# Start of Stored data
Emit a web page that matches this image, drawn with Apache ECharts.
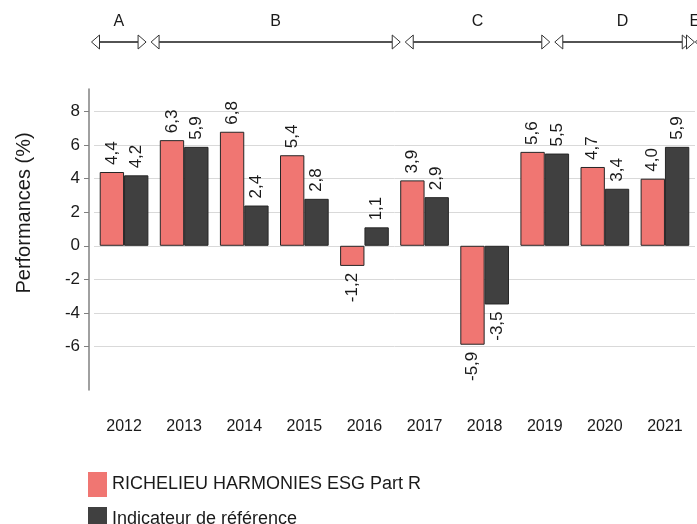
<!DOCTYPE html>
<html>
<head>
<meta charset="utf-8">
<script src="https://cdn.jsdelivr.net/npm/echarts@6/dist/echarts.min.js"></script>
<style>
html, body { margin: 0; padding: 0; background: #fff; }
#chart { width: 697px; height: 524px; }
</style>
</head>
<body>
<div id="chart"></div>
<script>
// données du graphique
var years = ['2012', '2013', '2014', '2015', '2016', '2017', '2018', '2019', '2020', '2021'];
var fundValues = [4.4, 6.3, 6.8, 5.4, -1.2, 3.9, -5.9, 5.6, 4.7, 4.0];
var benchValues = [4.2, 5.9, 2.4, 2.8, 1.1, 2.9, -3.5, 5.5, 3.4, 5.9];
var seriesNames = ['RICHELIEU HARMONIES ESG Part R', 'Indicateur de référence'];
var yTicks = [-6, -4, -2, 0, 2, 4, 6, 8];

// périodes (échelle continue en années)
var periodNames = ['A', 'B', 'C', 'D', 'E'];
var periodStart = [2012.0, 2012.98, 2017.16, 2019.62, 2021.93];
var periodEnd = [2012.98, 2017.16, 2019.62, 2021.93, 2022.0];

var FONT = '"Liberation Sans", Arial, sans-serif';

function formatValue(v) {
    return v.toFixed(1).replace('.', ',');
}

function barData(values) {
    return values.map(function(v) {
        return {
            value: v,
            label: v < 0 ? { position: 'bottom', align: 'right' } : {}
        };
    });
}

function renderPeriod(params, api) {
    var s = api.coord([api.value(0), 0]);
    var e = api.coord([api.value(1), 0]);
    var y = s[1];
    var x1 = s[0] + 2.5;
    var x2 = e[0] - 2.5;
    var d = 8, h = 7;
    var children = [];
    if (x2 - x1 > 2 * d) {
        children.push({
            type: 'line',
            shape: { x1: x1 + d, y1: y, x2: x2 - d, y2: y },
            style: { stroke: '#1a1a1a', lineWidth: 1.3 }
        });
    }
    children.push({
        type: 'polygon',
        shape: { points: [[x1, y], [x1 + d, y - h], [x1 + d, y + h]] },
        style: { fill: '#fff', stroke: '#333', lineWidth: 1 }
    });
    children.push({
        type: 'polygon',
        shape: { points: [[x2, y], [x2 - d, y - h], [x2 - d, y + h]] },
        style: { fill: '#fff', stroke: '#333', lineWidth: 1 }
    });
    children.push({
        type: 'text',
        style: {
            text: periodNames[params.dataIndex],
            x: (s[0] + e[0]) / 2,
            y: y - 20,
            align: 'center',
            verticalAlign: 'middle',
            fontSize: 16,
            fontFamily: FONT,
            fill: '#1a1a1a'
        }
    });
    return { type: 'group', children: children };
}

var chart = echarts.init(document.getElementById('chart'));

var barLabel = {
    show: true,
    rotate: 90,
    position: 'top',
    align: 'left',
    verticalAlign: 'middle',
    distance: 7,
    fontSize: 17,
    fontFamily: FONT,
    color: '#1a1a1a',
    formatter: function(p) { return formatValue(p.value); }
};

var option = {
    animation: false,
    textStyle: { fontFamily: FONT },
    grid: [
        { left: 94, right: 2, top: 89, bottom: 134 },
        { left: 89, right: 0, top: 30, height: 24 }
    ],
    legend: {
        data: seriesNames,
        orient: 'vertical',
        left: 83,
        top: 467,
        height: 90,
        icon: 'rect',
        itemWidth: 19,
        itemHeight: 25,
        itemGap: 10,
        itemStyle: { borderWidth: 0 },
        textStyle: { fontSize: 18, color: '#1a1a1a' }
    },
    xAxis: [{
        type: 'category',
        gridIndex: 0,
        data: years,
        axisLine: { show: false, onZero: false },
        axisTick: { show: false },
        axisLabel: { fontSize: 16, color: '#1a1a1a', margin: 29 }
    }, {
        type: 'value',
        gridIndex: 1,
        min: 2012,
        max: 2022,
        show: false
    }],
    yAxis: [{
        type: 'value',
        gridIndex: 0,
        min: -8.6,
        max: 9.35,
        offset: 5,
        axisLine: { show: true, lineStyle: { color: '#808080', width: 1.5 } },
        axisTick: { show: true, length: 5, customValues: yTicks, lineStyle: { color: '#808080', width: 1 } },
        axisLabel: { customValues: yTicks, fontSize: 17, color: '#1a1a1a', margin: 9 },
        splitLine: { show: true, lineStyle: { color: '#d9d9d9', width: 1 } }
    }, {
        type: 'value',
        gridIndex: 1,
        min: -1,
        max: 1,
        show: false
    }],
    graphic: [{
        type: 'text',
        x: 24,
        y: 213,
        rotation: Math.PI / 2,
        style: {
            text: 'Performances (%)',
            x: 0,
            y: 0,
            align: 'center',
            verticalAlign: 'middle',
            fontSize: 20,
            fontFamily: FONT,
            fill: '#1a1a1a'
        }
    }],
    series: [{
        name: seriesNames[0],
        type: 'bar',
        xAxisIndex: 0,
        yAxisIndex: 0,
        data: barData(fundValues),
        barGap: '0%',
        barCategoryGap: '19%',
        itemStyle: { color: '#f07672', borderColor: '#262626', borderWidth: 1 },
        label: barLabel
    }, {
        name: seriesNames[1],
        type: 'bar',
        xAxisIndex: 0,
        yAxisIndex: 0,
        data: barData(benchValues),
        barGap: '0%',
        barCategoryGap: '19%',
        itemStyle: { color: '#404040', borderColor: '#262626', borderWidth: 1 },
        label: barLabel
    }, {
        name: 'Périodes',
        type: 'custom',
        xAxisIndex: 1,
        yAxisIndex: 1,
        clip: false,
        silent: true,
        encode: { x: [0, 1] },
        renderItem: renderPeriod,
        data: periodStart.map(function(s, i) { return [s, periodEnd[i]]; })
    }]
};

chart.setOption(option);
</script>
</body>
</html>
# End of Stored data
# Start of Stored data
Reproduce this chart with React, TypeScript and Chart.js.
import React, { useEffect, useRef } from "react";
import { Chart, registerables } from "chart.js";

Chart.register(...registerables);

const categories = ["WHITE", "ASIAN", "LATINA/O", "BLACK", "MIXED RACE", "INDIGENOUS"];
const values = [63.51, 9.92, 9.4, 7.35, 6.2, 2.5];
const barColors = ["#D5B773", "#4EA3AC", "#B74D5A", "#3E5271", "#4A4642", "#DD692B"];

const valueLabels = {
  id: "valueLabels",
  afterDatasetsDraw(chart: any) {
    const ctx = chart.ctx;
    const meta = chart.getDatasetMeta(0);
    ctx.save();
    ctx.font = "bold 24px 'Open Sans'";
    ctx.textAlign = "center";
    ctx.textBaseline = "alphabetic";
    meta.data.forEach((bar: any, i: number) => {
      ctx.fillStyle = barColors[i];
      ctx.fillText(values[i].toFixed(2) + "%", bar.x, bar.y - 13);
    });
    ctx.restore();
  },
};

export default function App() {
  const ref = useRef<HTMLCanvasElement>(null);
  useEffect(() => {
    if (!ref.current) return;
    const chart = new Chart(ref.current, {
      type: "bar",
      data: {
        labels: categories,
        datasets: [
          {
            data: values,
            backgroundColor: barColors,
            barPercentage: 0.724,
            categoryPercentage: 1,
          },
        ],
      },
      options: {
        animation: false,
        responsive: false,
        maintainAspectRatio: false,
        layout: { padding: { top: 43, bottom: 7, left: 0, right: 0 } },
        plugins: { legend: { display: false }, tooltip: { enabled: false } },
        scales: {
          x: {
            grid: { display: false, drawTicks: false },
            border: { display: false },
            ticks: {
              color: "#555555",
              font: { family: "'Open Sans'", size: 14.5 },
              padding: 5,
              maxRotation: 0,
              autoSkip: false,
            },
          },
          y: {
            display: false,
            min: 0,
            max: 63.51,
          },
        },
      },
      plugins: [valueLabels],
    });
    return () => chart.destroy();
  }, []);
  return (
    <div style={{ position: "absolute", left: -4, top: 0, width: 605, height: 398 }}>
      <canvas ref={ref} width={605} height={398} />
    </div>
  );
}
# End of Stored data
[Task directions] From the records above, transcribe exactly the lines starting at the one containing "Emit a web page" and ending at the one containing "var periodEnd = [2012.98, 2017.16, 2019.62, 2021.93, 2022.0];". Skip the pictures.

[The result]
Emit a web page that matches this image, drawn with Apache ECharts.
<!DOCTYPE html>
<html>
<head>
<meta charset="utf-8">
<script src="https://cdn.jsdelivr.net/npm/echarts@6/dist/echarts.min.js"></script>
<style>
html, body { margin: 0; padding: 0; background: #fff; }
#chart { width: 697px; height: 524px; }
</style>
</head>
<body>
<div id="chart"></div>
<script>
// données du graphique
var years = ['2012', '2013', '2014', '2015', '2016', '2017', '2018', '2019', '2020', '2021'];
var fundValues = [4.4, 6.3, 6.8, 5.4, -1.2, 3.9, -5.9, 5.6, 4.7, 4.0];
var benchValues = [4.2, 5.9, 2.4, 2.8, 1.1, 2.9, -3.5, 5.5, 3.4, 5.9];
var seriesNames = ['RICHELIEU HARMONIES ESG Part R', 'Indicateur de référence'];
var yTicks = [-6, -4, -2, 0, 2, 4, 6, 8];

// périodes (échelle continue en années)
var periodNames = ['A', 'B', 'C', 'D', 'E'];
var periodStart = [2012.0, 2012.98, 2017.16, 2019.62, 2021.93];
var periodEnd = [2012.98, 2017.16, 2019.62, 2021.93, 2022.0];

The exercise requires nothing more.